◆ INFORMATION SUPPLIED ◆
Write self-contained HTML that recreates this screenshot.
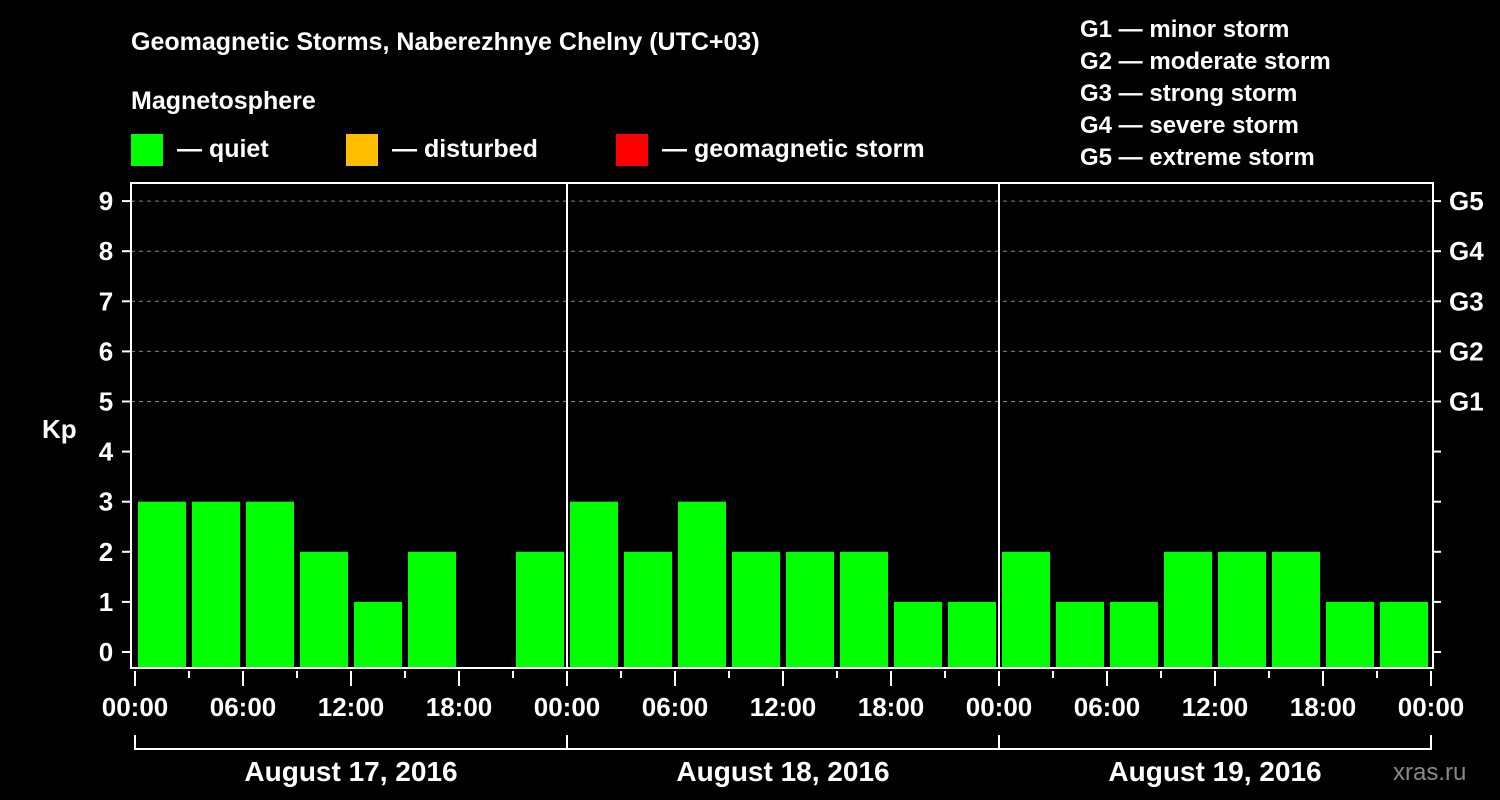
<!DOCTYPE html>
<html><head><meta charset="utf-8"><style>
body{margin:0;background:#000;width:1500px;height:800px;overflow:hidden}
svg{display:block;font-family:"Liberation Sans",Arial,sans-serif;font-weight:bold}
</style></head><body>
<svg id="c" width="1500" height="800" xmlns="http://www.w3.org/2000/svg">
<text x="131" y="50" fill="#fff" font-size="25">Geomagnetic Storms, Naberezhnye Chelny (UTC+03)</text>
<text x="131" y="109" fill="#fff" font-size="25">Magnetosphere</text>
<g><rect x="131" y="134" width="32" height="32" fill="#00ff00"/><text x="177" y="157" fill="#fff" font-size="25">— quiet</text></g>
<g><rect x="346" y="134" width="32" height="32" fill="#ffbf00"/><text x="392" y="157" fill="#fff" font-size="25">— disturbed</text></g>
<g><rect x="616" y="134" width="32" height="32" fill="#ff0000"/><text x="662" y="157" fill="#fff" font-size="25">— geomagnetic storm</text></g>
<g fill="#fff" font-size="24">
<text x="1080" y="37">G1 — minor storm</text>
<text x="1080" y="69">G2 — moderate storm</text>
<text x="1080" y="101">G3 — strong storm</text>
<text x="1080" y="133">G4 — severe storm</text>
<text x="1080" y="165">G5 — extreme storm</text>
</g>
<text x="42" y="438" fill="#fff" font-size="26">Kp</text>
<text x="1393" y="780" fill="#888" font-size="24" font-weight="normal">xras.ru</text>
<g id="grid"></g><g id="bars"></g><g id="axes"></g>
</svg>
<script>
const kpValues=[3,3,3,2,1,2,0,2, 3,2,3,2,2,2,1,1, 2,1,1,2,2,2,1,1];
const yTicks=[0,1,2,3,4,5,6,7,8,9];
const gLabels=["G1","G2","G3","G4","G5"];
const gLevels=[5,6,7,8,9];
const xLabels=["00:00","06:00","12:00","18:00","00:00","06:00","12:00","18:00","00:00","06:00","12:00","18:00","00:00"];
const dayLabels=["August 17, 2016","August 18, 2016","August 19, 2016"];
const NS="http://www.w3.org/2000/svg";
const L=131,R=1433,T=183,B=668,X0=135,SLOT=54;
const y=v=>652-50.1*v;
const x=i=>X0+i*SLOT;
function mk(tag,attrs,parent,txt){const e=document.createElementNS(NS,tag);for(const k in attrs)e.setAttribute(k,attrs[k]);if(txt!==undefined)e.textContent=txt;parent.appendChild(e);return e;}
const grid=document.getElementById('grid'),bars=document.getElementById('bars'),axes=document.getElementById('axes');
gLevels.forEach((lv,i)=>{
  const l=mk('line',{x1:L,x2:R,y1:y(lv),y2:y(lv),stroke:'#888','stroke-dasharray':'4,4','stroke-width':1},grid);
  
  
  const t=mk('text',{x:1449,y:y(lv)+9,fill:'#fff','font-size':26},axes,gLabels[i]);
  
  
});
kpValues.forEach((v,i)=>{
  if(v<=0)return;
  const r=mk('rect',{x:x(i)+3,y:y(v),width:48,height:B-y(v),fill:v>=5?'#ff0000':(v>=4?'#ffbf00':'#00ff00')},bars);
  
  
});
mk('rect',{x:L,y:T,width:R-L,height:B-T,fill:'none',stroke:'#fff','stroke-width':2},axes);
[1,2].forEach(d=>{mk('line',{x1:x(d*8),x2:x(d*8),y1:T,y2:B,stroke:'#fff','stroke-width':2},axes);});
yTicks.forEach(v=>{
  mk('line',{x1:122,x2:L,y1:y(v),y2:y(v),stroke:'#fff','stroke-width':2},axes);
  mk('line',{x1:R,x2:1441,y1:y(v),y2:y(v),stroke:'#fff','stroke-width':2},axes);
  const t=mk('text',{x:106,y:y(v)+9,fill:'#fff','font-size':26,'text-anchor':'middle'},axes,String(v));
  
  
});
for(let i=0;i<=24;i++){
  const major=i%2===0;
  mk('line',{x1:x(i),x2:x(i),y1:671,y2:major?686:678,stroke:'#fff','stroke-width':2},axes);
}
xLabels.forEach((s,i)=>{
  const t=mk('text',{x:x(i*2),y:716,fill:'#fff','font-size':26,'text-anchor':'middle'},axes,s);
  
  
});
mk('polyline',{points:`${x(0)},735 ${x(0)},749 ${x(24)},749 ${x(24)},735`,fill:'none',stroke:'#fff','stroke-width':2},axes);
[1,2].forEach(d=>mk('line',{x1:x(d*8),x2:x(d*8),y1:735,y2:749,stroke:'#fff','stroke-width':2},axes));
dayLabels.forEach((s,d)=>{
  const t=mk('text',{x:x(d*8+4),y:781,fill:'#fff','font-size':28,'text-anchor':'middle'},axes,s);
  
  
});
</script>
</body></html>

◆ EXERCISE AIM ◆
Copy out the whole listing exactly, and don't carry over any pictures.

◆ WRITTEN ANSWER ◆
Write self-contained HTML that recreates this screenshot.
<!DOCTYPE html>
<html><head><meta charset="utf-8"><style>
body{margin:0;background:#000;width:1500px;height:800px;overflow:hidden}
svg{display:block;font-family:"Liberation Sans",Arial,sans-serif;font-weight:bold}
</style></head><body>
<svg id="c" width="1500" height="800" xmlns="http://www.w3.org/2000/svg">
<text x="131" y="50" fill="#fff" font-size="25">Geomagnetic Storms, Naberezhnye Chelny (UTC+03)</text>
<text x="131" y="109" fill="#fff" font-size="25">Magnetosphere</text>
<g><rect x="131" y="134" width="32" height="32" fill="#00ff00"/><text x="177" y="157" fill="#fff" font-size="25">— quiet</text></g>
<g><rect x="346" y="134" width="32" height="32" fill="#ffbf00"/><text x="392" y="157" fill="#fff" font-size="25">— disturbed</text></g>
<g><rect x="616" y="134" width="32" height="32" fill="#ff0000"/><text x="662" y="157" fill="#fff" font-size="25">— geomagnetic storm</text></g>
<g fill="#fff" font-size="24">
<text x="1080" y="37">G1 — minor storm</text>
<text x="1080" y="69">G2 — moderate storm</text>
<text x="1080" y="101">G3 — strong storm</text>
<text x="1080" y="133">G4 — severe storm</text>
<text x="1080" y="165">G5 — extreme storm</text>
</g>
<text x="42" y="438" fill="#fff" font-size="26">Kp</text>
<text x="1393" y="780" fill="#888" font-size="24" font-weight="normal">xras.ru</text>
<g id="grid"></g><g id="bars"></g><g id="axes"></g>
</svg>
<script>
const kpValues=[3,3,3,2,1,2,0,2, 3,2,3,2,2,2,1,1, 2,1,1,2,2,2,1,1];
const yTicks=[0,1,2,3,4,5,6,7,8,9];
const gLabels=["G1","G2","G3","G4","G5"];
const gLevels=[5,6,7,8,9];
const xLabels=["00:00","06:00","12:00","18:00","00:00","06:00","12:00","18:00","00:00","06:00","12:00","18:00","00:00"];
const dayLabels=["August 17, 2016","August 18, 2016","August 19, 2016"];
const NS="http://www.w3.org/2000/svg";
const L=131,R=1433,T=183,B=668,X0=135,SLOT=54;
const y=v=>652-50.1*v;
const x=i=>X0+i*SLOT;
function mk(tag,attrs,parent,txt){const e=document.createElementNS(NS,tag);for(const k in attrs)e.setAttribute(k,attrs[k]);if(txt!==undefined)e.textContent=txt;parent.appendChild(e);return e;}
const grid=document.getElementById('grid'),bars=document.getElementById('bars'),axes=document.getElementById('axes');
gLevels.forEach((lv,i)=>{
  const l=mk('line',{x1:L,x2:R,y1:y(lv),y2:y(lv),stroke:'#888','stroke-dasharray':'4,4','stroke-width':1},grid);
  
  
  const t=mk('text',{x:1449,y:y(lv)+9,fill:'#fff','font-size':26},axes,gLabels[i]);
  
  
});
kpValues.forEach((v,i)=>{
  if(v<=0)return;
  const r=mk('rect',{x:x(i)+3,y:y(v),width:48,height:B-y(v),fill:v>=5?'#ff0000':(v>=4?'#ffbf00':'#00ff00')},bars);
  
  
});
mk('rect',{x:L,y:T,width:R-L,height:B-T,fill:'none',stroke:'#fff','stroke-width':2},axes);
[1,2].forEach(d=>{mk('line',{x1:x(d*8),x2:x(d*8),y1:T,y2:B,stroke:'#fff','stroke-width':2},axes);});
yTicks.forEach(v=>{
  mk('line',{x1:122,x2:L,y1:y(v),y2:y(v),stroke:'#fff','stroke-width':2},axes);
  mk('line',{x1:R,x2:1441,y1:y(v),y2:y(v),stroke:'#fff','stroke-width':2},axes);
  const t=mk('text',{x:106,y:y(v)+9,fill:'#fff','font-size':26,'text-anchor':'middle'},axes,String(v));
  
  
});
for(let i=0;i<=24;i++){
  const major=i%2===0;
  mk('line',{x1:x(i),x2:x(i),y1:671,y2:major?686:678,stroke:'#fff','stroke-width':2},axes);
}
xLabels.forEach((s,i)=>{
  const t=mk('text',{x:x(i*2),y:716,fill:'#fff','font-size':26,'text-anchor':'middle'},axes,s);
  
  
});
mk('polyline',{points:`${x(0)},735 ${x(0)},749 ${x(24)},749 ${x(24)},735`,fill:'none',stroke:'#fff','stroke-width':2},axes);
[1,2].forEach(d=>mk('line',{x1:x(d*8),x2:x(d*8),y1:735,y2:749,stroke:'#fff','stroke-width':2},axes));
dayLabels.forEach((s,d)=>{
  const t=mk('text',{x:x(d*8+4),y:781,fill:'#fff','font-size':28,'text-anchor':'middle'},axes,s);
  
  
});
</script>
</body></html>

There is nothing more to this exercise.